Da ciò il disagio che suscita questo referendum, perché, oltre ad alimentare le tensioni nei sindacati e nei partiti di sinistra, rischia di fallire, lasciando dietro di sé divisioni e delusione. Tuttavia è altrettanto vero che potrebbe costituire un nuovo punto di svolta. Per alcune ragioni.
Da un anno il clima sociale è cambiato. Si è aperta una stagione di protesta e di mobilitazione, impostata su temi che hanno al centro questioni importanti, come l'informazione, la pace. E il lavoro. Di cui l'articolo 18 costituisce un simbolo. In modo opinabile. Perché traduce il lavoro come "valore" (rendendo difficile, per questo, ricondurlo a una logica di riforma e contrattazione); e riduce il "diritto al lavoro" alla difesa di uno specifico "posto di lavoro". Tuttavia, al di là delle specifiche (e discutibili) "ragioni" che sostiene, il referendum potrebbe mobilitare consensi proprio per i "simboli" che agita, proponendosi come bandiera della resistenza contro le politiche del lavoro, piegate alla logica dell'uomo flessibile.

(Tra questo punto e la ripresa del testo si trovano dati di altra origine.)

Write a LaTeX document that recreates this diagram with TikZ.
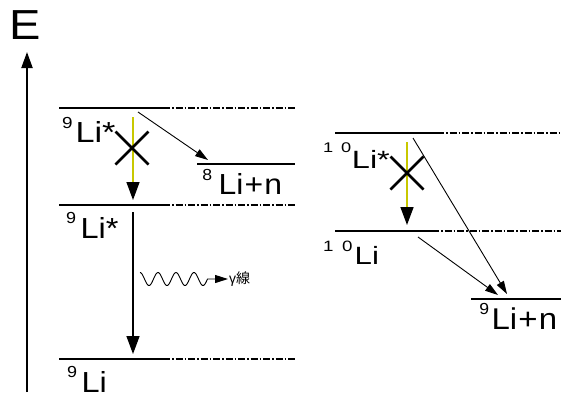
\documentclass[tikz,border=0pt]{standalone}
\usepackage{fontspec}
\usepackage{graphicx}
\setmainfont{Liberation Sans}
\newfontfamily\cjk{Noto Sans CJK JP}
\usetikzlibrary{arrows.meta,calc}
\definecolor{ylw}{RGB}{200,200,0}
% #1 sup text, #2 sup size, #3 raise, #4 kern, #5 main text, #6 main size, #7 horizontal scale
\newcommand{\nuc}[7]{\scalebox{#7}[1]{{\fontsize{#2}{#2}\selectfont\raisebox{#3pt}{#1}}\kern#4pt{\fontsize{#6}{#6}\selectfont #5}}}
\begin{document}
\begin{tikzpicture}[x=1pt,y=-1pt,
  level/.style={line width=2pt},
  ext/.style={line width=1.4pt, dash pattern=on 7pt off 2pt on 1.5pt off 2pt},
  lab/.style={anchor=base west, inner sep=0pt, outer sep=0pt},
  thinarrow/.style={line width=0.9pt, -{Triangle[length=13pt,width=8pt]}},
  bigarrow/.style={line width=1.5pt, -{Triangle[length=18pt,width=13pt]}},
  yarrow/.style={ylw, line width=1.5pt, -{Triangle[length=18pt,width=13pt,color=black]}},
  crossline/.style={line width=2.6pt}
]
\useasboundingbox (0,0) rectangle (561,392);
% axis
\coordinate (axb) at (27,392);
\coordinate (axt) at (27,52);
\draw[line width=2pt,-{Triangle[length=16pt,width=11pt]}] (axb) -- (axt);
\node[inner sep=0pt] (E) at (25.5,25) {\scalebox{1.12}[1]{\fontsize{42}{42}\selectfont E}};
% left levels
\coordinate (a1) at (59,108); \coordinate (a1m) at (163,108); \coordinate (a1e) at (295,108);
\coordinate (a2) at (59,205); \coordinate (a2m) at (163,205); \coordinate (a2e) at (295,205);
\coordinate (a3) at (59,359); \coordinate (a3m) at (163,359); \coordinate (a3e) at (295,359);
\coordinate (n8) at (197,164); \coordinate (n8e) at (295,164);
\draw[level] (a1) -- (a1m); \draw[ext] (a1m) -- (a1e);
\draw[level] (a2) -- (a2m); \draw[ext] (a2m) -- (a2e);
\draw[level] (a3) -- (a3m); \draw[ext] (a3m) -- (a3e);
\draw[level] (n8) -- (n8e);
% left labels
\node[lab] (L1) at (62.2,142) {\nuc{9}{16}{13.5}{2.4}{Li*}{29}{1.18}};
\node[lab] (L8) at (202.3,194) {\nuc{8}{16}{13.5}{6}{Li\kern1pt+\kern1pt n}{29}{1.1}};
\node[lab] (L2) at (66.2,238) {\nuc{9}{16}{14.5}{4}{Li*}{29}{1.12}};
\node[lab] (L3) at (67.2,392) {\nuc{9}{16}{14.5}{4}{Li}{29}{1.12}};
% left transitions
\coordinate (y1s) at (133,117); \coordinate (y1t) at (133,200);
\draw[yarrow] (y1s) -- (y1t);
\coordinate (c1) at (132,148);
\draw[crossline] ($(c1)+(-16.5,-16.5)$) -- ($(c1)+(16.5,16.5)$);
\draw[crossline] ($(c1)+(16.5,-16.5)$) -- ($(c1)+(-16.5,16.5)$);
\coordinate (d1s) at (138,112); \coordinate (d1t) at (208,160);
\draw[thinarrow] (d1s) -- (d1t);
\coordinate (g1s) at (133,212); \coordinate (g1t) at (133,354);
\draw[bigarrow] (g1s) -- (g1t);
% gamma wave
\coordinate (wt) at (228,279);
\draw[line width=0.9pt, -{Triangle[length=13pt,width=8pt]}]
  plot[domain=0:67.5, samples=120, smooth] ({140+\x},{279-6.5*cos(20*\x)}) -- (wt);
\node[anchor=west, inner sep=0pt] (gam) at (229,279) {\fontsize{14}{14}\selectfont γ{\cjk 線}};
% right levels
\coordinate (b1) at (335,133); \coordinate (b1m) at (437,133); \coordinate (b1e) at (561,133);
\coordinate (b2) at (335,231); \coordinate (b2m) at (432,231); \coordinate (b2e) at (561,231);
\coordinate (n9) at (471,299); \coordinate (n9e) at (561,299);
\draw[level] (b1) -- (b1m); \draw[ext] (b1m) -- (b1e);
\draw[level] (b2) -- (b2m); \draw[ext] (b2m) -- (b2e);
\draw[level] (n9) -- (n9e);
% right labels
\node[lab] (R1) at (323,168) {\nuc{1\kern6.2pt 0}{14}{16}{0.5}{Li*}{25}{1.3}};
\node[lab] (R2) at (323,264) {\nuc{1\kern7pt 0}{15}{13}{1.7}{Li}{25}{1.25}};
\node[lab] (R9) at (479.3,329) {\nuc{9}{16}{14.5}{2.3}{Li\kern1pt+\kern1pt n}{30}{1.1}};
% right transitions
\coordinate (y2s) at (407,142); \coordinate (y2t) at (407,225);
\draw[yarrow] (y2s) -- (y2t);
\coordinate (c2) at (407,173);
\draw[crossline] ($(c2)+(-16.5,-16.5)$) -- ($(c2)+(16.5,16.5)$);
\draw[crossline] ($(c2)+(16.5,-16.5)$) -- ($(c2)+(-16.5,16.5)$);
\coordinate (d2s) at (413,138); \coordinate (d2t) at (507,294);
\draw[thinarrow] (d2s) -- (d2t);
\coordinate (d3s) at (418,237); \coordinate (d3t) at (498,295);
\draw[thinarrow] (d3s) -- (d3t);
\end{tikzpicture}
\end{document}
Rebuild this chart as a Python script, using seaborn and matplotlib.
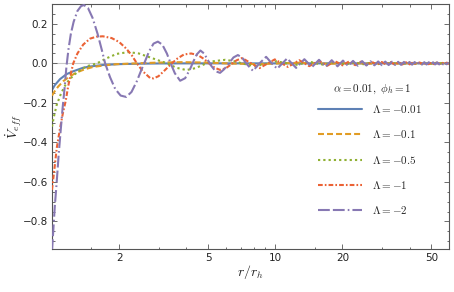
import numpy as np
import pandas as pd
import matplotlib
matplotlib.use("Agg")
import matplotlib.pyplot as plt
import seaborn as sns
from matplotlib.ticker import FixedLocator, FixedFormatter, NullFormatter

sns.set_theme(style="ticks")
plt.rcParams['font.family'] = ['DejaVu Sans']
plt.rcParams['mathtext.fontset'] = 'cm'
plt.rcParams['lines.scale_dashes'] = False

# ---------------------------------
# DATA
# ---------------------------------

lam_labels = [r'$\Lambda=-0.01$', r'$\Lambda=-0.1$', r'$\Lambda=-0.5$',
              r'$\Lambda=-1$', r'$\Lambda=-2$']

r_blue = [1.0, 1.03, 1.086, 1.16, 1.246, 1.38, 1.48, 1.7, 2.0, 2.5, 3.0, 4.0, 60.0]
v_blue = [-0.135, -0.11, -0.08, -0.055, -0.04, -0.022, -0.016, -0.008, -0.004,
          -0.0015, -0.0005, 0.0, 0.0]

r_orange = [1.0, 1.03, 1.067, 1.124, 1.2, 1.29, 1.4, 1.53, 1.75, 1.95, 2.4, 3.0,
            3.8, 5.0, 6.0, 8.3, 10.5, 12.8, 15.0, 17.3, 21.8, 26.3, 30.8, 35.3,
            39.8, 44.3, 48.8, 53.3, 57.8, 60.0]
v_orange = [-0.163, -0.14, -0.117, -0.09, -0.066, -0.046, -0.03, -0.018, -0.009,
            -0.004, 0.0, 0.004, 0.006, 0.004, 0.0, -0.004, 0.0, 0.003, 0.0,
            -0.0022, 0.0018, -0.0015, 0.0013, -0.0012, 0.0011, -0.001, 0.0009,
            -0.0008, 0.0008, 0.0]

r_green = [1.0, 1.02, 1.05, 1.1, 1.16, 1.25, 1.35, 1.45, 1.59, 1.75, 1.95, 2.2,
           2.45, 2.75, 3.0, 3.28, 3.6, 4.0, 4.4, 4.8, 5.3, 5.97, 6.6, 7.2, 8.0,
           8.8, 9.5, 10.1, 11.1, 12.2, 13.2, 14.3, 16.4, 18.5, 20.6, 22.7, 24.8,
           26.9, 29.0, 31.1, 33.2, 35.3, 37.4, 39.5, 41.6, 43.7, 45.8, 47.9, 50.0,
           52.1, 54.2, 56.3, 58.4, 60.0]
v_green = [-0.32, -0.27, -0.21, -0.15, -0.1, -0.06, -0.03, -0.013, 0.0, 0.025,
           0.048, 0.057, 0.05, 0.03, 0.015, 0.0, -0.022, -0.034, -0.024, -0.005,
           0.011, 0.018, 0.01, -0.002, -0.013, -0.006, 0.003, 0.0105, 0.002,
           -0.009, -0.001, 0.0077, -0.0067, 0.006, -0.0053, 0.0048, -0.0044, 0.004,
           -0.0037, 0.0035, -0.0033, 0.0031, -0.0029, 0.0028, -0.0026, 0.0025,
           -0.0024, 0.0023, -0.0022, 0.0021, -0.002, 0.002, -0.0019, 0.0018]

r_red = [1.0, 1.024, 1.05, 1.086, 1.12, 1.152, 1.18, 1.21, 1.245, 1.3, 1.38,
         1.48, 1.58, 1.69, 1.85, 2.0, 2.15, 2.28, 2.4, 2.55, 2.75, 2.85, 3.0, 3.2,
         3.44, 3.65, 3.9, 4.2, 4.5, 4.8, 5.05, 5.35, 5.66, 6.0, 6.35, 6.7, 7.1,
         8.5, 9.95, 11.4, 12.8, 14.2, 15.7, 17.1, 18.5, 20.0, 21.4, 22.8, 24.2,
         25.7, 27.1, 28.5, 30.0, 31.4, 32.8, 34.3, 35.7, 37.1, 38.5, 40.0, 41.4,
         42.8, 44.3, 45.7, 47.1, 48.6, 50.0, 51.4, 52.8, 54.3, 55.7, 57.1, 58.6,
         60.0]
v_red = [-0.64, -0.54, -0.43, -0.33, -0.25, -0.19, -0.12, -0.06, 0.0, 0.05,
         0.095, 0.125, 0.135, 0.137, 0.128, 0.108, 0.075, 0.04, 0.0, -0.04,
         -0.074, -0.076, -0.065, -0.035, 0.0, 0.025, 0.045, 0.05, 0.042, 0.022,
         0.0, -0.022, -0.033, -0.025, -0.005, 0.015, 0.027, -0.024, 0.02, -0.018,
         0.016, -0.014, 0.013, -0.012, 0.011, -0.01, 0.0095, -0.009, 0.0085,
         -0.008, 0.0075, -0.007, 0.0068, -0.0065, 0.0062, -0.006, 0.0057, -0.0055,
         0.0053, -0.0051, 0.0049, -0.0047, 0.0046, -0.0045, 0.0043, -0.0042,
         0.0041, -0.004, 0.0039, -0.0038, 0.0037, -0.0036, 0.0035, -0.0034]

r_purple = [1.0, 1.013, 1.03, 1.05, 1.07, 1.09, 1.115, 1.14, 1.16, 1.185, 1.215,
            1.25, 1.3, 1.35, 1.39, 1.45, 1.52, 1.6, 1.67, 1.73, 1.82, 1.92, 2.03,
            2.15, 2.27, 2.4, 2.52, 2.61, 2.72, 2.85, 2.98, 3.12, 3.27, 3.4, 3.55,
            3.75, 3.95, 4.15, 4.3, 4.45, 4.62, 4.8, 5.0, 5.15, 5.4, 5.66, 5.9,
            6.2, 6.5, 6.8, 7.1, 7.4, 7.95, 8.5, 9.1, 9.65, 10.2, 11.3, 12.4, 13.5,
            14.6, 15.7, 16.8, 17.9, 19.0, 20.1, 21.2, 22.3, 23.4, 24.5, 25.6, 26.7,
            27.8, 28.9, 30.0, 31.1, 32.2, 33.3, 34.4, 35.5, 36.6, 37.7, 38.8,
            39.9, 41.0, 42.1, 43.2, 44.3, 45.4, 46.5, 47.6, 48.7, 49.8, 50.9,
            52.0, 53.1, 54.2, 55.3, 56.4, 57.5, 58.6, 59.7]
v_purple = [-0.95, -0.85, -0.72, -0.6, -0.47, -0.36, -0.23, -0.12, -0.02, 0.07,
            0.15, 0.21, 0.265, 0.29, 0.295, 0.28, 0.23, 0.15, 0.07, 0.0, -0.07,
            -0.13, -0.163, -0.17, -0.145, -0.09, -0.03, 0.01, 0.06, 0.1, 0.11,
            0.095, 0.05, 0.0, -0.05, -0.088, -0.075, -0.03, 0.01, 0.045, 0.065,
            0.05, 0.015, -0.01, -0.04, -0.048, -0.03, 0.0, 0.03, 0.042, 0.03, 0.0,
            -0.038, 0.0, 0.033, 0.0, -0.027, 0.025, -0.023, 0.021, -0.019, 0.018,
            -0.017, 0.016, -0.015, 0.014, -0.013, 0.0125, -0.012, 0.0115, -0.011,
            0.0105, -0.01, 0.0097, -0.0093, 0.009, -0.0087, 0.0084, -0.0081,
            0.0079, -0.0077, 0.0074, -0.0072, 0.007, -0.0068, 0.0067, -0.0065,
            0.0063, -0.0062, 0.006, -0.0059, 0.0057, -0.0056, 0.0055, -0.0054,
            0.0053, -0.0052, 0.0051, -0.005, 0.0049, -0.0048, 0.0047]

colors = ["#5E81B5", "#E19C24", "#8FB032", "#EB6235", "#8778B3"]
styles = ["-", (0, (4.3, 2.2)), (0, (1.6, 2.2)), (0, (3.4, 1.5, 1.2, 1.5)),
          (0, (8.5, 2.2, 8.5, 2.2, 1.2, 2.2))]

series_r = [r_blue, r_orange, r_green, r_red, r_purple]
series_v = [v_blue, v_orange, v_green, v_red, v_purple]

# ---------------------------------
# PLOT
# ---------------------------------

fig = plt.figure(figsize=(4.54, 2.92), dpi=100)
ax = fig.add_axes([0.1145, 0.147, 0.8745, 0.839])

ax.axhline(0, color="#c8c8c8", lw=0.8, zorder=0)

for i in range(5):
    df = pd.DataFrame({"r": series_r[i], "V": series_v[i]})
    sns.lineplot(data=df, x="r", y="V", ax=ax, color=colors[i], lw=1.5,
                 linestyle=styles[i], label=lam_labels[i], zorder=2 + i,
                 estimator=None, sort=False)

ax.set_xscale("log")
ax.set_xlim(1, 60)
ax.set_ylim(-0.94, 0.3)

ax.xaxis.set_major_locator(FixedLocator([2, 5, 10, 20, 50]))
ax.xaxis.set_major_formatter(FixedFormatter(["2", "5", "10", "20", "50"]))
ax.xaxis.set_minor_locator(FixedLocator([1.5, 3, 4, 6, 7, 8, 9, 15, 30, 40]))
ax.xaxis.set_minor_formatter(NullFormatter())

yt = [-0.8, -0.6, -0.4, -0.2, 0.0, 0.2]
ax.yaxis.set_major_locator(FixedLocator(yt))
ax.yaxis.set_major_formatter(FixedFormatter(["\u22120.8", "\u22120.6", "\u22120.4",
                                             "\u22120.2", "0.0", "0.2"]))
ax.yaxis.set_minor_locator(FixedLocator(np.arange(-0.9, 0.31, 0.05)))

for s in ax.spines.values():
    s.set_color("#555555")
    s.set_linewidth(0.8)

ax.tick_params(which="both", direction="in", top=True, right=True,
               color="#555555", width=0.6, labelsize=7.5, labelcolor="#222222")
ax.tick_params(which="major", length=3.5, pad=3)
ax.tick_params(which="minor", length=1.8)

ax.set_xlabel(r"$r/r_h$", fontsize=10, color="#222222")
ax.set_ylabel(r"$\dot{V}_{eff}$", fontsize=10, color="#222222")
ax.xaxis.set_label_coords(0.5, -0.055)
ax.yaxis.set_label_coords(-0.07, 0.5)

leg = ax.legend(loc="upper left",
                bbox_to_anchor=(318 / 454, 1 - 103 / 292), bbox_transform=fig.transFigure,
                frameon=False, fontsize=8, handlelength=4.0,
                handletextpad=0.9, labelspacing=1.2, borderpad=0, borderaxespad=0)
fig.text(372 / 454, 1 - 89 / 292, r"$\alpha=0.01,\ \phi_h=1$", fontsize=8,
         ha="center", va="center", color="#222222")

fig.savefig("out.png", dpi=100)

Potrebbe, inoltre, il referendum, intercettare la nuova protesta nei confronti delle istituzioni e dei partiti (compresi quelli di sinistra) sottesa alla recente stagione di partecipazione, rinnovando la spinta del "riformismo su pressione popolare", che ha caratterizzato gli anni novanta.
Anche se non c'è da credere che ne possa riproporre l'impatto, dirompente. Tuttavia, anche se il quorum venisse mancato, una partecipazione elevata al referendum, costituirebbe un segnale. Che il sistema politico e soprattutto il centrosinistra difficilmente potrebbero eludere.
Ma una partecipazione rilevante al referendum potrebbe avere un significato che va oltre la specifica materia affrontata. Riguarda il rapporto con il voto. L'abitudine a non votare. Per indifferenza o per scelta. Per oblio o per strategia. Prefigurando una democrazia senza elettori, Un'abitudine alla quale, personalmente, non riesco ad abituarmi.